Source: Primate Labs
Primate Labs founder John Poole compiled the results from iPads Airs running the Geekbench 3 benchmark, and compared them to all iOS 7-compatible tablets, which includes the iPad 2, third- and fourth-generation iPad and iPad mini.
As seen above, Apple's newest iPad trounces its predecessors by a hefty margin, beating last year's fourth-generation iPad by some 87 percent in the multi-core benchmark. This is near Apple's claim that its A7 SoC offers up to twice the performance compared to last year's A6X.
Poole notes that the iPad Air is running an A7 clocked at 1.4GHz, or 100MHz faster than the same processor found in the iPhone 5s. This could be due to the iPad's larger battery capacity or larger chassis, which would provide for better thermal flexibility, or a combination of the two, he said.
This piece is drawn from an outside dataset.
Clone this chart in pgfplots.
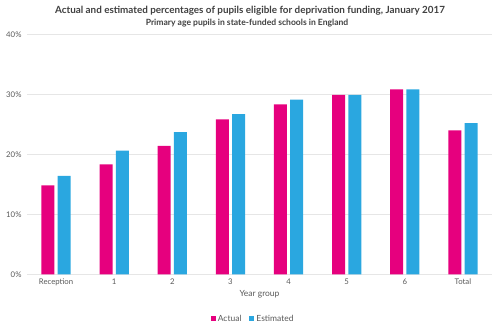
\documentclass[border=0pt]{standalone}
\usepackage{pgfplots}
\pgfplotsset{compat=1.18}
\usepackage{fontspec}
\setmainfont{Lato}
\definecolor{pinkc}{HTML}{E6007E}
\definecolor{bluec}{HTML}{2AA7E0}
\definecolor{gridc}{HTML}{E6E6E6}
\definecolor{txtc}{HTML}{595959}
\definecolor{titc}{HTML}{404040}
\begin{document}
\begin{tikzpicture}
\begin{axis}[
  at={(0,0)}, anchor=south west,
  scale only axis, width=465bp, height=240bp,
  ybar=3.3bp, bar width=13bp,
  xmin=-0.5, xmax=7.5, ymin=0, ymax=40,
  xtick={0,1,2,3,4,5,6,7},
  xticklabels={Reception,1,2,3,4,5,6,Total},
  ytick={0,10,20,30,40},
  yticklabel={\pgfmathprintnumber{\tick}\%},
  /pgf/number format/assume math mode=true,
  ymajorgrids, grid style={gridc, line width=0.8bp},
  axis line style={draw=none},
  major tick length=0pt,
  tick label style={font=\fontsize{7.8}{9}\selectfont, text=txtc},
  xticklabel style={yshift=-1bp},
  yticklabel style={xshift=-2bp},
  xlabel={Year group},
  xlabel style={font=\fontsize{8.5}{10}\selectfont, text=txtc, yshift=2bp},
  legend style={at={(0.48,-0.152)}, anchor=north, draw=none, fill=none,
    legend columns=2, font=\fontsize{8.5}{10}\selectfont, text=txtc},
  legend image code/.code={\path (-5bp,0bp); \fill[#1, draw=none] (1bp,-2.5bp) rectangle (6bp,2.5bp);},
  clip=false,
]
\addplot[fill=pinkc, draw=none] coordinates {(0,14.8) (1,18.3) (2,21.4) (3,25.8) (4,28.3) (5,29.9) (6,30.8) (7,24.0)};
\addplot[fill=bluec, draw=none] coordinates {(0,16.4) (1,20.6) (2,23.7) (3,26.7) (4,29.1) (5,29.9) (6,30.8) (7,25.2)};
\legend{Actual, Estimated}
\end{axis}
\node[font=\bfseries\fontsize{9.9}{11}\selectfont, text=titc] at (223bp, 263.3bp) {Actual and estimated percentages of pupils eligible for deprivation funding, January 2017};
\node[font=\bfseries\fontsize{8.6}{10}\selectfont, text=titc] at (220bp, 251.3bp) {Primary age pupils in state-funded schools in England};
\pgfresetboundingbox
\useasboundingbox (-27bp,-52.7bp) rectangle (473bp,274.3bp);
\end{tikzpicture}
\end{document}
While the full-size iPad has a tweaked clock speed, Poole does not expect the same for the iPad mini, which will also feature the A7 chip. Instead, he believes the machine will be in line with the iPhone 5s.
Since the third-generation iPad debuted with a Retina display in 2012, Apple has used a higher-spec processor for its tablet lineup, differentiating the custom chip by adding an "X" to its name. The most recent version, the A6X, featured an integrated quad-core GPU and higher clock speed than the iPhone's A6 version. In addition, the A6X also featured a larger SDRAM pipeline.
Finally, when compared to Apple's entry-level iPad 2, the iPad Air is over five times as fast, while costing only $100 more.
Apple's iPad Air will go on sale this Friday, with Apple Stores opening at 8 a.m. local time for the launch.